Can you copy out the data exactly? Leave the images out.

- - -

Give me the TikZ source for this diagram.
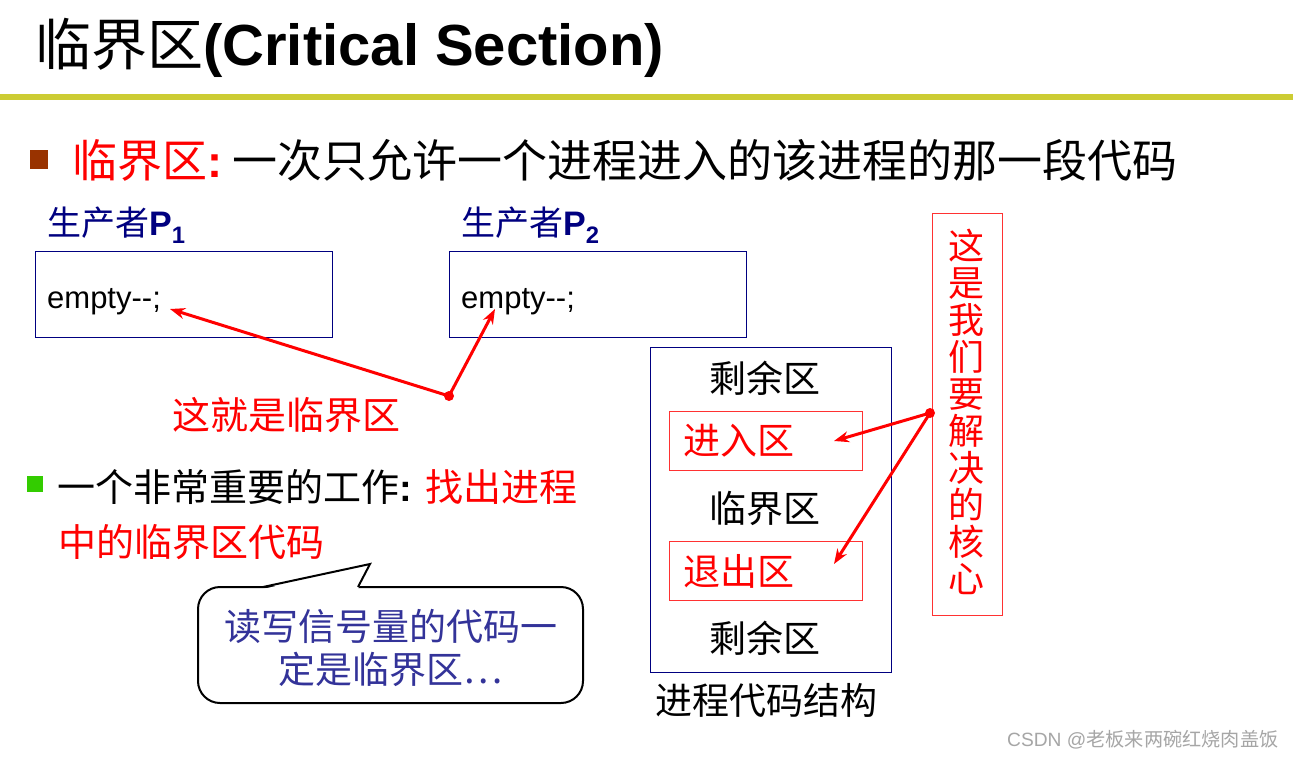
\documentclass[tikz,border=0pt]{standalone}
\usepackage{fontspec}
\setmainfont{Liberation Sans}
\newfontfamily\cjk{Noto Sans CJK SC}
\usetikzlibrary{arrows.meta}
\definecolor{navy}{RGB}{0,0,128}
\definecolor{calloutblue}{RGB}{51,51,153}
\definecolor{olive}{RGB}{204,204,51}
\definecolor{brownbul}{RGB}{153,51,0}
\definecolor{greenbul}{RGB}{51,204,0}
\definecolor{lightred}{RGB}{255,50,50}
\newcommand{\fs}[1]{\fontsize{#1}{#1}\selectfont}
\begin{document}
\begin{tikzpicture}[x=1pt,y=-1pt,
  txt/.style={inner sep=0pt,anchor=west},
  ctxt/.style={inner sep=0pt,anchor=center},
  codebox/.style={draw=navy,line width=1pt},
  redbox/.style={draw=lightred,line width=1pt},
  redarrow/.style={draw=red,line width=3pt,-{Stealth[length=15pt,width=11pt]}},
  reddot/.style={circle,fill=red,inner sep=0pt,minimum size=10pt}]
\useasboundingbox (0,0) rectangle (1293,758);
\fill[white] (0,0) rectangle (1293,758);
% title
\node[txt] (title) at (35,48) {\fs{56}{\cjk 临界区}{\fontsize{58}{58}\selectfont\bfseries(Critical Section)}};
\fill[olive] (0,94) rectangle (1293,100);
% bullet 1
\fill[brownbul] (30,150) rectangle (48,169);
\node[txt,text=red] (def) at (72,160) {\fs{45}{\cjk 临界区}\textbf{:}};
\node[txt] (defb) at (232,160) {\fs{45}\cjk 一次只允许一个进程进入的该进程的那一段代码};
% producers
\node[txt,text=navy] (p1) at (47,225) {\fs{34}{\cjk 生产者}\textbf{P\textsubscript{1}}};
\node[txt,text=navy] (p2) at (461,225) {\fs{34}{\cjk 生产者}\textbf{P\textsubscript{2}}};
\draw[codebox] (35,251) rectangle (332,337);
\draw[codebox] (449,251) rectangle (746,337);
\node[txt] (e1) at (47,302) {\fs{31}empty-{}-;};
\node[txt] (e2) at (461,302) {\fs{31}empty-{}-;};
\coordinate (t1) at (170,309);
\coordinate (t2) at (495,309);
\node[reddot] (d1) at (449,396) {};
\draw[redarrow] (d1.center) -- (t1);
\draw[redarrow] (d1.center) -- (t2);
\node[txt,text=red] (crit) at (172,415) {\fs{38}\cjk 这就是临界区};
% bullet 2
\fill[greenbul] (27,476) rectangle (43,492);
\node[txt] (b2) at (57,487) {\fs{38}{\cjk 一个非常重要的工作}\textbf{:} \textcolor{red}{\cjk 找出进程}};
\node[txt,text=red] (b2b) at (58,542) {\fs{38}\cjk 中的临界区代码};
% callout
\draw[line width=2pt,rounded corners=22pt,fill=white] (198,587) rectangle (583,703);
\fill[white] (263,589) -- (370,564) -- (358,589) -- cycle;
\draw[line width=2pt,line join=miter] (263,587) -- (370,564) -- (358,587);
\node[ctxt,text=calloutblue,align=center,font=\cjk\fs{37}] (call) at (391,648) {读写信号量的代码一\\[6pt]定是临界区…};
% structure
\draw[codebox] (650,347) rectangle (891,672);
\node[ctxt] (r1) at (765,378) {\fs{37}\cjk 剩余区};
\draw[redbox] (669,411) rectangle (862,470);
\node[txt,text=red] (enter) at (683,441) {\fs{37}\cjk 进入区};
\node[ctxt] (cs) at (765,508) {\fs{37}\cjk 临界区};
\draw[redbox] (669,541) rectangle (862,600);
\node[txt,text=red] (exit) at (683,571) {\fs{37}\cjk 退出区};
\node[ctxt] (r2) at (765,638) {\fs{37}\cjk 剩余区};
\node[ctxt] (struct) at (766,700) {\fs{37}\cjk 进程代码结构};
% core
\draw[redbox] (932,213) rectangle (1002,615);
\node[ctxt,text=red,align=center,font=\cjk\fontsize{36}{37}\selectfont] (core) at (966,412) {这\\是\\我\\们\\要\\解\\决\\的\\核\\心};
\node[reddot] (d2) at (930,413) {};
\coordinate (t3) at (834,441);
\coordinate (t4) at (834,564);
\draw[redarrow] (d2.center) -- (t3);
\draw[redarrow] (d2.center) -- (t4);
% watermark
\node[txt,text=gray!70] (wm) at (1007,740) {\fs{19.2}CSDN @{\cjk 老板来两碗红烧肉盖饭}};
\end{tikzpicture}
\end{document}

- - -

Exercise solution:
Give me the TikZ source for this diagram.
\documentclass[tikz,border=0pt]{standalone}
\usepackage{fontspec}
\setmainfont{Liberation Sans}
\newfontfamily\cjk{Noto Sans CJK SC}
\usetikzlibrary{arrows.meta}
\definecolor{navy}{RGB}{0,0,128}
\definecolor{calloutblue}{RGB}{51,51,153}
\definecolor{olive}{RGB}{204,204,51}
\definecolor{brownbul}{RGB}{153,51,0}
\definecolor{greenbul}{RGB}{51,204,0}
\definecolor{lightred}{RGB}{255,50,50}
\newcommand{\fs}[1]{\fontsize{#1}{#1}\selectfont}
\begin{document}
\begin{tikzpicture}[x=1pt,y=-1pt,
  txt/.style={inner sep=0pt,anchor=west},
  ctxt/.style={inner sep=0pt,anchor=center},
  codebox/.style={draw=navy,line width=1pt},
  redbox/.style={draw=lightred,line width=1pt},
  redarrow/.style={draw=red,line width=3pt,-{Stealth[length=15pt,width=11pt]}},
  reddot/.style={circle,fill=red,inner sep=0pt,minimum size=10pt}]
\useasboundingbox (0,0) rectangle (1293,758);
\fill[white] (0,0) rectangle (1293,758);
% title
\node[txt] (title) at (35,48) {\fs{56}{\cjk 临界区}{\fontsize{58}{58}\selectfont\bfseries(Critical Section)}};
\fill[olive] (0,94) rectangle (1293,100);
% bullet 1
\fill[brownbul] (30,150) rectangle (48,169);
\node[txt,text=red] (def) at (72,160) {\fs{45}{\cjk 临界区}\textbf{:}};
\node[txt] (defb) at (232,160) {\fs{45}\cjk 一次只允许一个进程进入的该进程的那一段代码};
% producers
\node[txt,text=navy] (p1) at (47,225) {\fs{34}{\cjk 生产者}\textbf{P\textsubscript{1}}};
\node[txt,text=navy] (p2) at (461,225) {\fs{34}{\cjk 生产者}\textbf{P\textsubscript{2}}};
\draw[codebox] (35,251) rectangle (332,337);
\draw[codebox] (449,251) rectangle (746,337);
\node[txt] (e1) at (47,302) {\fs{31}empty-{}-;};
\node[txt] (e2) at (461,302) {\fs{31}empty-{}-;};
\coordinate (t1) at (170,309);
\coordinate (t2) at (495,309);
\node[reddot] (d1) at (449,396) {};
\draw[redarrow] (d1.center) -- (t1);
\draw[redarrow] (d1.center) -- (t2);
\node[txt,text=red] (crit) at (172,415) {\fs{38}\cjk 这就是临界区};
% bullet 2
\fill[greenbul] (27,476) rectangle (43,492);
\node[txt] (b2) at (57,487) {\fs{38}{\cjk 一个非常重要的工作}\textbf{:} \textcolor{red}{\cjk 找出进程}};
\node[txt,text=red] (b2b) at (58,542) {\fs{38}\cjk 中的临界区代码};
% callout
\draw[line width=2pt,rounded corners=22pt,fill=white] (198,587) rectangle (583,703);
\fill[white] (263,589) -- (370,564) -- (358,589) -- cycle;
\draw[line width=2pt,line join=miter] (263,587) -- (370,564) -- (358,587);
\node[ctxt,text=calloutblue,align=center,font=\cjk\fs{37}] (call) at (391,648) {读写信号量的代码一\\[6pt]定是临界区…};
% structure
\draw[codebox] (650,347) rectangle (891,672);
\node[ctxt] (r1) at (765,378) {\fs{37}\cjk 剩余区};
\draw[redbox] (669,411) rectangle (862,470);
\node[txt,text=red] (enter) at (683,441) {\fs{37}\cjk 进入区};
\node[ctxt] (cs) at (765,508) {\fs{37}\cjk 临界区};
\draw[redbox] (669,541) rectangle (862,600);
\node[txt,text=red] (exit) at (683,571) {\fs{37}\cjk 退出区};
\node[ctxt] (r2) at (765,638) {\fs{37}\cjk 剩余区};
\node[ctxt] (struct) at (766,700) {\fs{37}\cjk 进程代码结构};
% core
\draw[redbox] (932,213) rectangle (1002,615);
\node[ctxt,text=red,align=center,font=\cjk\fontsize{36}{37}\selectfont] (core) at (966,412) {这\\是\\我\\们\\要\\解\\决\\的\\核\\心};
\node[reddot] (d2) at (930,413) {};
\coordinate (t3) at (834,441);
\coordinate (t4) at (834,564);
\draw[redarrow] (d2.center) -- (t3);
\draw[redarrow] (d2.center) -- (t4);
% watermark
\node[txt,text=gray!70] (wm) at (1007,740) {\fs{19.2}CSDN @{\cjk 老板来两碗红烧肉盖饭}};
\end{tikzpicture}
\end{document}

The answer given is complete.